The Head of the Russian WWF added that tigers would be released in Kazakhstan only when the number of hoofed animals - the tigers food supply - gets to the required level. According to Chestin, it is also important to think about changing the status of the Caspian tiger in the Red Book. At the moment, the tiger is considered extinct. Chestin suggests changing it to “a specie at a stage of revival”.
In addition, the Ministry of Environment and Water Resources plans to take extra precautions to ensure safety of the locals living near the future tiger habitat. The Ministry promised to introduce legislative and regulatory legal acts to support people who decide to settle near the tiger reintroduction area. Moreover, it is planned to introduce compensations for case of damage or cattle loss caused by tigers.
Prime Minister Karim Massimov supported the initiative to revive the Caspian tiger species. “I’m sure that this program will become a new direction in the ecological development of Kazakhstan (…). As a part of the project, it is planned to create a national park, revive riparian woodlands, and increase the diversity of flora and fauna in general. The government will provide all the necessary support,” Karim Massimov said in his letter to the participants of the conference.
The Minister of Environment and Water Resources Nurlan Kapparov said that the project would be beneficial from an economic point view as well.
“Kazakhstan had Caspian tigers and as far as I know the tigers went extinct in the 1940s. (…) The species can be revived through a skillful and intelligent approach. I visiter several reservations in South Africa and everything works perfectly well. They have ecotourism, game drive and other things,” Kapparov said. “It is a good business” beneficial to the economy of the country, he added.
The project aims to increase the population of the Caspian tiger to 200 within the next 15-20 years.
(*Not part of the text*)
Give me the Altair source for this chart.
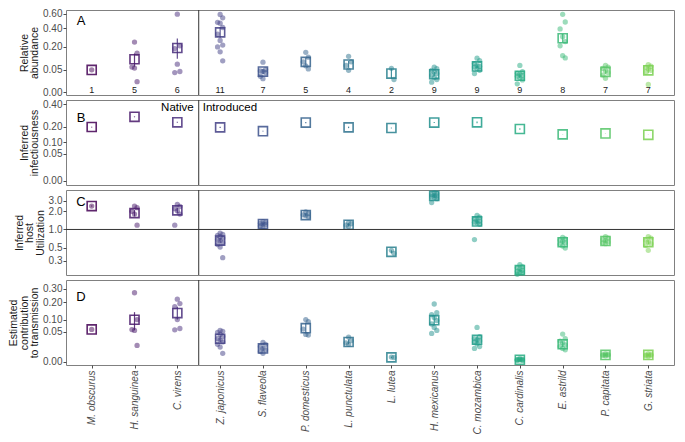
import json
import altair as alt
import pandas as pd

species = ["M. obscurus", "H. sanguinea", "C. virens", "Z. japonicus", "S. flaveola",
           "P. domesticus", "L. punctulata", "L. lutea", "H. mexicanus", "C. mozambica",
           "C. cardinalis", "E. astrild", "P. capitata", "G. striata"]
counts = [1, 5, 6, 11, 7, 5, 4, 2, 9, 9, 9, 8, 7, 7]

# Panel A: relative abundance
abund_pts = [
    [0.049],
    [0.245, 0.149, 0.062, 0.057, 0.011],
    [0.593, 0.21, 0.186, 0.077, 0.042, 0.038],
    [0.588, 0.539, 0.476, 0.463, 0.408, 0.33, 0.261, 0.217, 0.2, 0.159, 0.096],
    [0.088, 0.05, 0.045, 0.042, 0.038, 0.025, 0.018],
    [0.155, 0.12, 0.09, 0.068, 0.053],
    [0.126, 0.09, 0.07, 0.047],
    [0.056, 0.016],
    [0.062, 0.054, 0.047, 0.04, 0.034, 0.028, 0.021, 0.016, 0.01],
    [0.113, 0.098, 0.08, 0.07, 0.065, 0.062, 0.054, 0.047, 0.034],
    [0.07, 0.041, 0.035, 0.032, 0.027, 0.025, 0.02, 0.015, 0.007],
    [0.59, 0.48, 0.39, 0.3, 0.25, 0.21, 0.13, 0.115],
    [0.07, 0.062, 0.055, 0.045, 0.038, 0.029, 0.019],
    [0.074, 0.066, 0.06, 0.053, 0.047, 0.04, 0.006],
]
abund_mean = [0.0486, 0.106, 0.191, 0.349, 0.0417, 0.09, 0.075, 0.0342, 0.0318, 0.065, 0.0266, 0.284, 0.0405, 0.047]
abund_lo = [0.0486, 0.064, 0.11, 0.29, 0.033, 0.07, 0.058, 0.018, 0.025, 0.055, 0.02, 0.24, 0.033, 0.035]
abund_hi = [0.0486, 0.146, 0.28, 0.41, 0.052, 0.115, 0.095, 0.054, 0.04, 0.076, 0.034, 0.33, 0.05, 0.062]

# Panel B: inferred infectiousness
infect_mean = [0.197, 0.279, 0.233, 0.1945, 0.168, 0.231, 0.1945, 0.19, 0.231, 0.233, 0.183, 0.147, 0.153, 0.144]
infect_lo = [0.194, 0.275, 0.229, 0.19, 0.165, 0.226, 0.189, 0.187, 0.227, 0.226, 0.178, 0.146, 0.152, 0.143]
infect_hi = [0.2, 0.283, 0.237, 0.199, 0.171, 0.236, 0.2, 0.193, 0.235, 0.24, 0.188, 0.148, 0.154, 0.145]

# Panel C: inferred host utilization
util_pts = [
    [2.45],
    [2.45, 2.3, 2.0, 1.8, 1.18],
    [2.6, 2.41, 2.22, 2.04, 1.8, 1.18],
    [0.87, 0.83, 0.8, 0.76, 0.72, 0.68, 0.65, 0.6, 0.56, 0.51, 0.34],
    [1.35, 1.3, 1.27, 1.23, 1.2, 1.15, 1.1],
    [1.95, 1.85, 1.75, 1.7, 1.62],
    [1.3, 1.25, 1.18, 1.12],
    [0.45, 0.4],
    [4.1, 3.95, 3.8, 3.7, 3.6, 3.5, 3.4, 3.25, 2.8],
    [1.72, 1.6, 1.5, 1.42, 1.38, 1.32, 1.28, 1.22, 0.68],
    [0.26, 0.24, 0.23, 0.22, 0.21, 0.2, 0.195, 0.19, 0.18],
    [0.74, 0.7, 0.67, 0.64, 0.6, 0.57, 0.53, 0.49],
    [0.76, 0.72, 0.68, 0.65, 0.62, 0.6, 0.58],
    [0.76, 0.72, 0.66, 0.62, 0.58, 0.54, 0.45],
]
util_mean = [2.45, 1.87, 2.08, 0.653, 1.23, 1.735, 1.2, 0.425, 3.62, 1.36, 0.211, 0.614, 0.644, 0.614]
util_lo = [2.4, 1.65, 1.85, 0.6, 1.18, 1.65, 1.13, 0.4, 3.4, 1.22, 0.2, 0.57, 0.61, 0.57]
util_hi = [2.5, 2.1, 2.3, 0.71, 1.28, 1.82, 1.27, 0.45, 3.85, 1.5, 0.222, 0.66, 0.68, 0.66]

# Panel D: estimated contribution to transmission
contrib_pts = [
    [0.0586],
    [0.267, 0.1, 0.058, 0.055, 0.015],
    [0.22, 0.19, 0.17, 0.10, 0.062, 0.057],
    [0.055, 0.052, 0.048, 0.042, 0.036, 0.03, 0.026, 0.022, 0.017, 0.012, 0.004],
    [0.021, 0.017, 0.013, 0.01, 0.008, 0.006, 0.004],
    [0.1, 0.09, 0.06, 0.042, 0.04],
    [0.034, 0.025, 0.02, 0.017],
    [0.0012, 0.001],
    [0.187, 0.135, 0.125, 0.11, 0.095, 0.08, 0.066, 0.055, 0.045],
    [0.066, 0.035, 0.03, 0.027, 0.025, 0.022, 0.018, 0.013, 0.01],
    [0.0006, 0.0004, 0.0003, 0.0003, 0.0002, 0.0002, 0.0002, 0.0001, 0.0001],
    [0.043, 0.03, 0.024, 0.02, 0.016, 0.013, 0.01, 0.008],
    [0.0035, 0.003, 0.0028, 0.0026, 0.0024, 0.0022, 0.002],
    [0.0035, 0.003, 0.0027, 0.0025, 0.0022, 0.002, 0.0015],
]
contrib_mean = [0.0586, 0.0988, 0.133, 0.0296, 0.0099, 0.0632, 0.0219, 0.00106, 0.097, 0.0271, 0.00023, 0.0171, 0.0026, 0.0026]
contrib_lo = [0.0586, 0.056, 0.1, 0.022, 0.007, 0.045, 0.017, 0.0008, 0.075, 0.018, 0.0001, 0.012, 0.002, 0.0018]
contrib_hi = [0.0586, 0.138, 0.17, 0.038, 0.013, 0.085, 0.028, 0.0014, 0.12, 0.037, 0.0004, 0.023, 0.0032, 0.0034]

W = 608
H = 85
FONT = "Liberation Sans"
XDOM = [-0.6, 13.6]


def points_df(pts):
    rows = []
    for i, vals in enumerate(pts):
        for v in vals:
            rows.append({"idx": i, "value": v})
    return pd.DataFrame(rows)


def summary_df(mean, lo, hi):
    return pd.DataFrame({"idx": list(range(len(species))), "mean": mean, "lo": lo, "hi": hi,
                         "n": [str(c) for c in counts], "zero": [0.0] * len(species)})


color = alt.Color("idx:Q", scale=alt.Scale(scheme="viridis", domain=[0, 16.25]), legend=None)

x_axis_bottom = alt.Axis(values=list(range(len(species))),
                         labelExpr=json.dumps(species) + "[datum.value]",
                         labelAngle=270, labelFontStyle="italic", labelFontSize=10,
                         labelColor="#4d4d4d", labelOverlap=False, labelFlush=False,
                         labelPadding=2, tickSize=3, tickColor="#4d4d4d",
                         domain=False, grid=False, title=None)


def yaxis(values, fmt, title):
    return alt.Axis(values=values, format=fmt, title=title, grid=False, domain=False,
                    tickSize=3, tickColor="#4d4d4d", labelColor="#4d4d4d", labelFontSize=10,
                    labelPadding=1, titleFontSize=10.5, titleFontWeight="normal",
                    titleColor="#1a1a1a", titlePadding=3)


def panel(pts, mean, lo, hi, scale, axis, letter, letter_y, bottom=False, hline=None, labels=False,
          counts_row=False):

    def X(field):
        sc = alt.Scale(domain=XDOM, nice=False, zero=False)
        if bottom:
            return alt.X(field, scale=sc, axis=x_axis_bottom)
        return alt.X(field, scale=sc, axis=None)

    def Y(field):
        return alt.Y(field, scale=scale, axis=axis)

    summ = summary_df(mean, lo, hi)
    layers = []
    if pts is not None:
        # small deterministic horizontal jitter, like geom_jitter in the original
        layers.append(alt.Chart(points_df(pts)).transform_window(
            rn="row_number()", groupby=["idx"]
        ).transform_calculate(
            jx="datum.idx + ((datum.rn % 3) - 1) * 0.06"
        ).mark_circle(size=28, opacity=0.5).encode(
            x=X("jx:Q"), y=Y("value:Q"), color=color))
    base = alt.Chart(summ)
    layers.append(base.mark_rule(strokeWidth=1.2, opacity=0.85).encode(
        x=X("idx:Q"), y=Y("lo:Q"), y2="hi:Q", color=color))
    layers.append(base.mark_point(shape="square", filled=False, size=82, strokeWidth=1.6,
                                  opacity=0.85).encode(x=X("idx:Q"), y=Y("mean:Q"), color=color))
    if counts_row:
        layers.append(base.mark_text(fontSize=9, font=FONT, color="#1a1a1a", baseline="middle",
                                     dy=-2).encode(x=X("idx:Q"), y=Y("zero:Q"), text="n:N"))
    div_df = pd.DataFrame({"d": [2.5], "native": ["Native"], "intro": ["Introduced"]})
    layers.append(alt.Chart(div_df).mark_rule(color="#333333", strokeWidth=1).encode(x=X("d:Q")))
    if hline is not None:
        layers.append(alt.Chart(pd.DataFrame({"o": [hline]})).mark_rule(
            color="#333333", strokeWidth=1).encode(y=Y("o:Q")))
    if labels:
        layers.append(alt.Chart(div_df).mark_text(
            fontSize=11.5, font=FONT, color="black", align="right", baseline="middle", dx=-5).encode(
            x=X("d:Q"), y=alt.value(8), text="native:N"))
        layers.append(alt.Chart(div_df).mark_text(
            fontSize=11.5, font=FONT, color="black", align="left", baseline="middle", dx=4).encode(
            x=X("d:Q"), y=alt.value(8), text="intro:N"))
    layers.append(alt.Chart(pd.DataFrame({"t": [letter]})).mark_text(
        fontSize=13, font=FONT, color="black", align="center", baseline="middle").encode(
        text="t:N", x=alt.value(15), y=alt.value(letter_y)))
    return alt.layer(*layers).properties(width=W, height=H)


scaleA = alt.Scale(type="sqrt", domain=[-0.0007, 0.658], nice=False, zero=False)
axisA = yaxis([0, 0.05, 0.2, 0.4, 0.6], ".2f", ["Relative", "abundance"])
pA = panel(abund_pts, abund_mean, abund_lo, abund_hi, scaleA, axisA, "A", 11, counts_row=True)

scaleB = alt.Scale(type="sqrt", domain=[-0.0012, 0.445], nice=False, zero=False)
axisB = yaxis([0, 0.05, 0.1, 0.2, 0.4], ".2f", ["Inferred", "infectiousness"])
pB = panel(None, infect_mean, infect_lo, infect_hi, scaleB, axisB, "B", 18, labels=True)

scaleC = alt.Scale(type="log", domain=[0.175, 4.53], nice=False)
axisC = yaxis([0.3, 0.5, 1.0, 2.0, 3.0], ".1f", ["Inferred", "host", "Utilization"])
pC = panel(util_pts, util_mean, util_lo, util_hi, scaleC, axisC, "C", 12, hline=1.0)

scaleD = alt.Scale(type="sqrt", domain=[-0.0006, 0.375], nice=False, zero=False)
axisD = yaxis([0, 0.05, 0.1, 0.2, 0.3], ".2f", ["Estimated", "contribution", "to transmission"])
pD = panel(contrib_pts, contrib_mean, contrib_lo, contrib_hi, scaleD, axisD, "D", 17, bottom=True)

chart = alt.vconcat(pA, pB, pC, pD, spacing=5, bounds="flush").configure(
    font=FONT, padding={"left": 0, "top": 0, "right": 1, "bottom": 0}
).configure_view(stroke="#808080", strokeWidth=1).configure_axis(
    labelFont=FONT, titleFont=FONT, titleLineHeight=10.5)

chart.save("out.html", embed_options={"renderer": "svg", "actions": False})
The national park is going to take the area near the South bank of Balkhash lake and the Ili river estuary.
The Caspian tiger, also known as the Hyrcanian tiger, the Mazandaran tiger and the Turanian tiger, is an extinct tiger subspecies that had been recorded in the wild until the early 1970s, and used to inhabit the sparse forest habitats and riverines west and south of the Caspian Sea, from Turkey, Iran and east through Central Asia into the Takla Makan desert of Xinjiang, China. There are currently no individuals in captivity.
The Turanian or Caspian tiger became extinct in the area about 40 years ago. Destruction of their natural habitat, poaching and extermination by Russian military in the 20th century is believed to be the main drivers of the extinction. In addition, reclamation of lands in the 19th century and hunting led to a significant decrease in availability of prey - wild boar and deer - that the tigers fed on.